No que nos compete, temos que fazer o trabalho de comunicação, de compromisso, seja meu, seja do ministro Haddad, seja do presidente Lula, para chegar a um patamar condizente com a realidade econômica, dentro do contexto mundial que nós estamos colocando.
Há culpa da política fiscal na inflação acima da meta do ano de 2024?
Existem várias causas para a inflação ter saído levemente ali da banda da meta. São causas sazonais, que têm a ver com as mudanças climáticas. E é muito importante dizer que o componente do gasto público não foi fundamentalmente contribuidor para essa inflação. Se a gente compara a despesa federal na proporção com o PIB, saímos de um patamar de 19,5% em 2023 para 18,5% em 2024. O país cresceu, e a despesa não. Não há motivo para alarme em relação à inflação.
Temos um cenário de emprego positivo, mas inflação e juros subindo. Qual o saldo geral da economia?
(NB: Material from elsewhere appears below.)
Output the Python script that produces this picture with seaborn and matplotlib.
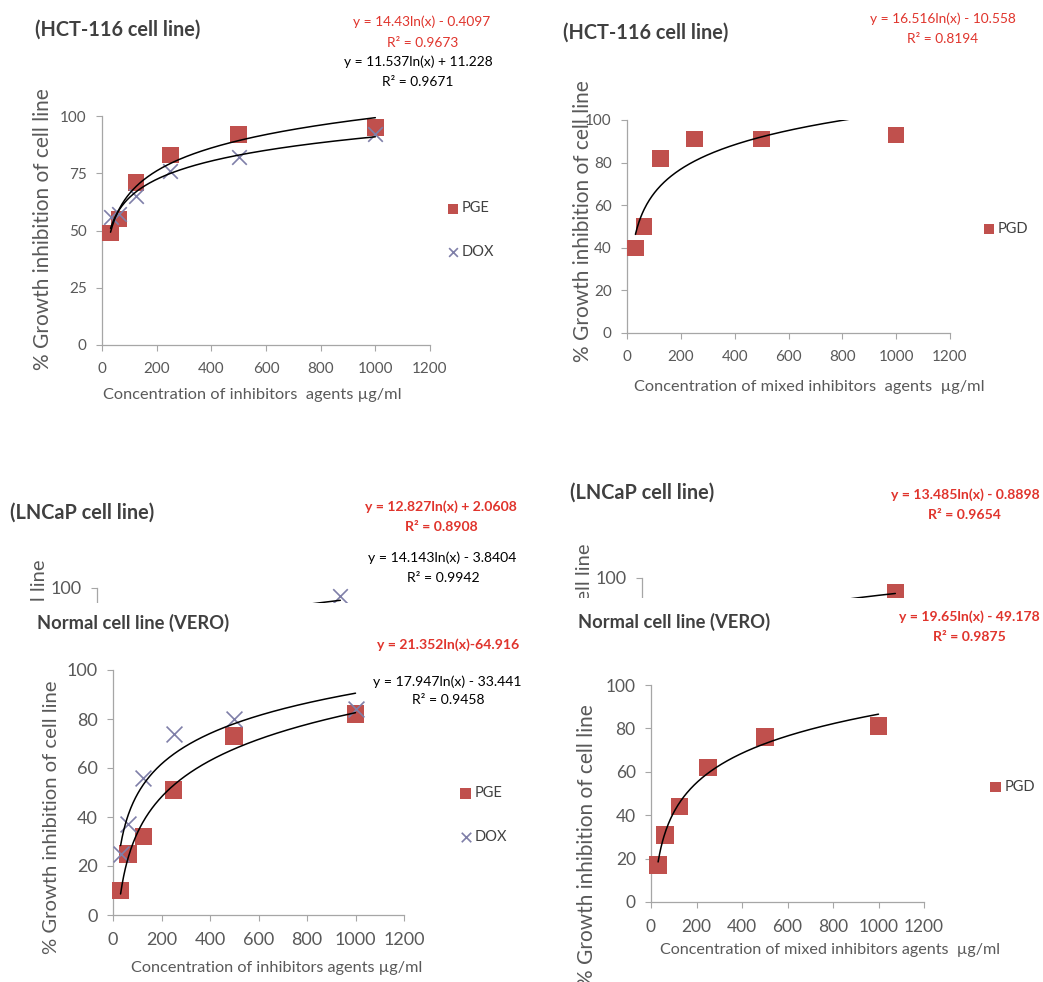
import numpy as np
import matplotlib
matplotlib.use("Agg")
import matplotlib.pyplot as plt
import seaborn as sns
from matplotlib.patches import Rectangle

sns.set_style("ticks")
plt.rcParams['font.family'] = ['Lato', 'DejaVu Sans']

# concentrations (ug/ml)
conc = [31.25, 62.5, 125, 250, 500, 1000]

# % growth inhibition
hct_pge = [49, 55, 71, 83, 92, 95]
hct_dox = [56, 57, 65, 76, 82, 92]
hct_pgd = [40, 50, 82, 91, 91, 93]
vero_pge = [10, 25, 32, 51, 73, 82]
vero_dox = [25, 37, 56, 74, 80, 84]
vero_pgd = [17, 31, 44, 62, 76, 81]
# LNCaP panels are mostly hidden behind the VERO panels, only the last point shows
lncap_conc = [1000]
lncap_dox = [96]
lncap_pgd = [93]

# log trendlines y = a*ln(x) + b
fit_hct_pge = (14.43, -0.4097)
fit_hct_dox = (11.537, 11.228)
fit_hct_pgd = (16.516, -10.558)
fit_lncap_pge = (12.827, 2.0608)
fit_lncap_dox = (14.143, -3.8404)
fit_lncap_pgd = (13.485, -0.8898)
fit_vero_pge = (21.352, -64.916)
fit_vero_dox = (17.947, -33.441)
fit_vero_pgd = (19.65, -49.178)

RED = '#c0504d'
XCOL = '#7f7fa8'
EQRED = '#e0342c'
GRAY = '#595959'
TITLE = '#404040'
YLAB = '% Growth inhibition of cell line'

W, H = 1043, 982
fig = plt.figure(figsize=(W / 100, H / 100), dpi=100)


def px_axes(x0, y0, x1, y1, z=0):
    ax = fig.add_axes([x0 / W, 1 - y1 / H, (x1 - x0) / W, (y1 - y0) / H])
    ax.set_zorder(z)
    return ax


def ftext(x, y, s, **kw):
    kw.setdefault('ha', 'center')
    kw.setdefault('va', 'center')
    return fig.text(x / W, 1 - y / H, s, **kw)


def style_axes(ax, yticks, fs):
    ax.set_xlim(0, 1200)
    ax.set_ylim(0, 100)
    ax.set_xticks(range(0, 1201, 200))
    ax.set_yticks(yticks)
    sns.despine(ax=ax)
    for s in ['left', 'bottom']:
        ax.spines[s].set_color('#a6a6a6')
        ax.spines[s].set_linewidth(0.9)
    ax.tick_params(direction='out', length=4, width=0.8, color='#a6a6a6',
                   labelcolor=GRAY, labelsize=fs)
    ax.tick_params(axis='x', pad=8)
    ax.tick_params(axis='y', pad=7)
    ax.set_facecolor('none')
    ax.set_xlabel('')
    ax.set_ylabel('')


def squares(ax, x, y, label=None, s=140):
    sns.scatterplot(x=x, y=y, marker='s', s=s, color=RED, edgecolor='none',
                    label=label, legend=False, ax=ax, zorder=3, clip_on=False)


def crosses(ax, x, y, label=None, s=110):
    sns.scatterplot(x=x, y=y, marker='x', s=s, color=XCOL, linewidth=1.2,
                    label=label, legend=False, ax=ax, zorder=3, clip_on=False)


def trend(ax, coef):
    xs = np.linspace(31.25, 1000, 300)
    sns.lineplot(x=xs, y=coef[0] * np.log(xs) + coef[1], color='black',
                 linewidth=1.1, ax=ax, zorder=4)


def legend(ax, x, y, spacing, fs=10.5):
    leg = ax.legend(loc='center left', bbox_to_anchor=(x / W, 1 - y / H),
                    bbox_transform=fig.transFigure, frameon=False,
                    markerscale=0.6, labelspacing=spacing, handletextpad=0.1,
                    handlelength=1.0, borderpad=0, fontsize=fs)
    for t in leg.get_texts():
        t.set_color(TITLE)


# ---- HCT-116, PGE / DOX ----
ax = px_axes(102, 116, 430, 345)
squares(ax, conc, hct_pge, 'PGE')
crosses(ax, conc, hct_dox, 'DOX')
trend(ax, fit_hct_pge)
trend(ax, fit_hct_dox)
style_axes(ax, [0, 25, 50, 75, 100], 11)
legend(ax, 438, 230, 2.0)
ftext(35, 30, '(HCT-116 cell line)', ha='left', fontsize=14.3, fontweight='bold', color=TITLE)
ftext(422, 22, 'y = 14.43ln(x) - 0.4097', fontsize=9.9, color=EQRED)
ftext(423, 43, 'R² = 0.9673', fontsize=9.9, color=EQRED)
ftext(418, 62, 'y = 11.537ln(x) + 11.228', fontsize=9.9, color='black')
ftext(418, 82, 'R² = 0.9671', fontsize=9.9, color='black')
ftext(252, 395, 'Concentration of inhibitors  agents µg/ml', fontsize=11.8, color=GRAY)
ftext(43, 229, YLAB, rotation=90, fontsize=15, color=GRAY)

# ---- HCT-116, PGD ----
ax = px_axes(627, 120, 950, 333)
squares(ax, conc, hct_pgd, 'PGD')
trend(ax, fit_hct_pgd)
style_axes(ax, range(0, 101, 20), 11)
legend(ax, 974, 229, 2.0)
ftext(563, 33, '(HCT-116 cell line)', ha='left', fontsize=14.3, fontweight='bold', color=TITLE)
ftext(943, 19, 'y = 16.516ln(x) - 10.558', fontsize=9.9, color=EQRED)
ftext(943, 39, 'R² = 0.8194', fontsize=9.9, color=EQRED)
ftext(809, 387, 'Concentration of mixed inhibitors  agents  µg/ml', fontsize=11.8, color=GRAY)
ftext(583, 221, YLAB, rotation=90, fontsize=15, color=GRAY)

# ---- LNCaP, PGE / DOX (behind) ----
ax = px_axes(97, 588, 389, 788)
crosses(ax, lncap_conc, lncap_dox)
trend(ax, fit_lncap_pge)
trend(ax, fit_lncap_dox)
style_axes(ax, range(0, 101, 20), 13)
ftext(10, 513, '(LNCaP cell line)', ha='left', fontsize=14.3, fontweight='bold', color=TITLE)
ftext(441, 507, 'y = 12.827ln(x) + 2.0608', fontsize=10.1, fontweight='bold', color=EQRED)
ftext(441, 527, 'R² = 0.8908', fontsize=10.1, fontweight='bold', color=EQRED)
ftext(442, 558, 'y = 14.143ln(x) - 3.8404', fontsize=10.1, color='black')
ftext(443, 578, 'R² = 0.9942', fontsize=10.1, color='black')
ftext(40, 560, YLAB, rotation=90, va='top', fontsize=14.5, color=GRAY, zorder=0.5)

# ---- LNCaP, PGD (behind) ----
ax = px_axes(642, 578, 946, 778)
squares(ax, lncap_conc, lncap_pgd)
trend(ax, fit_lncap_pgd)
style_axes(ax, range(0, 101, 20), 13)
ftext(570, 493, '(LNCaP cell line)', ha='left', fontsize=14.3, fontweight='bold', color=TITLE)
ftext(965, 495, 'y = 13.485ln(x) - 0.8898', fontsize=10.1, fontweight='bold', color=EQRED)
ftext(964, 515, 'R² = 0.9654', fontsize=10.1, fontweight='bold', color=EQRED)
ftext(585, 543, YLAB, rotation=90, va='top', fontsize=14.5, color=GRAY, zorder=0.5)

# white sheets: the VERO panels are pasted over the LNCaP ones
fig.patches.append(Rectangle((0, 0), 521 / W, 1 - 602.5 / H, transform=fig.transFigure,
                             facecolor='white', edgecolor='none', zorder=1))
fig.patches.append(Rectangle((521 / W, 0), 1 - 521 / W, 1 - 598 / H, transform=fig.transFigure,
                             facecolor='white', edgecolor='none', zorder=1))

# ---- VERO, PGE / DOX ----
ax = px_axes(113, 670, 404, 915, z=2)
squares(ax, conc, vero_pge, 'PGE', s=160)
crosses(ax, conc, vero_dox, 'DOX', s=130)
trend(ax, fit_vero_pge)
trend(ax, fit_vero_dox)
style_axes(ax, range(0, 101, 20), 13)
legend(ax, 451, 815, 2.0)
ftext(37, 623, 'Normal cell line (VERO)', ha='left', fontsize=13.2, fontweight='bold', color=TITLE)
ftext(448, 645, 'y = 21.352ln(x)-64.916', fontsize=10.1, fontweight='bold', color=EQRED)
ftext(447, 682, 'y = 17.947ln(x) - 33.441', fontsize=10.1, color='black')
ftext(448, 700, 'R² = 0.9458', fontsize=10.1, color='black')
ftext(277, 968, 'Concentration of inhibitors agents µg/ml', fontsize=11.7, color=GRAY)
ftext(52, 817, YLAB, rotation=90, fontsize=14.6, color=GRAY)

# ---- VERO, PGD ----
ax = px_axes(651, 685, 924, 902, z=2)
squares(ax, conc, vero_pgd, 'PGD', s=160)
trend(ax, fit_vero_pgd)
style_axes(ax, range(0, 101, 20), 12.5)
legend(ax, 981, 787, 2.0)
ftext(578, 622, 'Normal cell line (VERO)', ha='left', fontsize=13.2, fontweight='bold', color=TITLE)
ftext(969, 617, 'y = 19.65ln(x) - 49.178', fontsize=10.1, fontweight='bold', color=EQRED)
ftext(969, 637, 'R² = 0.9875', fontsize=10.1, fontweight='bold', color=EQRED)
ftext(830, 950, 'Concentration of mixed inhibitors agents  µg/ml', fontsize=11.6, color=GRAY)
ftext(587, 845, YLAB, rotation=90, fontsize=15, color=GRAY)

fig.savefig('out.png', dpi=100, facecolor='white')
Começo o ano de 2025 muito satisfeito com as entregas na Fazenda, mas ao mesmo tempo muito preocupado com os resultados gerais. Câmbio, juros, em especial esses dois elementos, nos preocupam. Mas nosso compromisso é seguir com a agenda para os próximos anos.
O senhor disse que 2023 foi um ano de recomposição de receitas e que 2024 foi de contenção de gastos. Qual vai ser a marca de 2025?
É o ano de consolidarmos os avanços. Temos que vencer o pessimismo para os próximos anos. Para além da Reforma Tributária, que é estruturante, dos projetos da transformação ecológica que vão ter impulso por conta da COP30, temos que garantir que não tenha retrocesso no fiscal.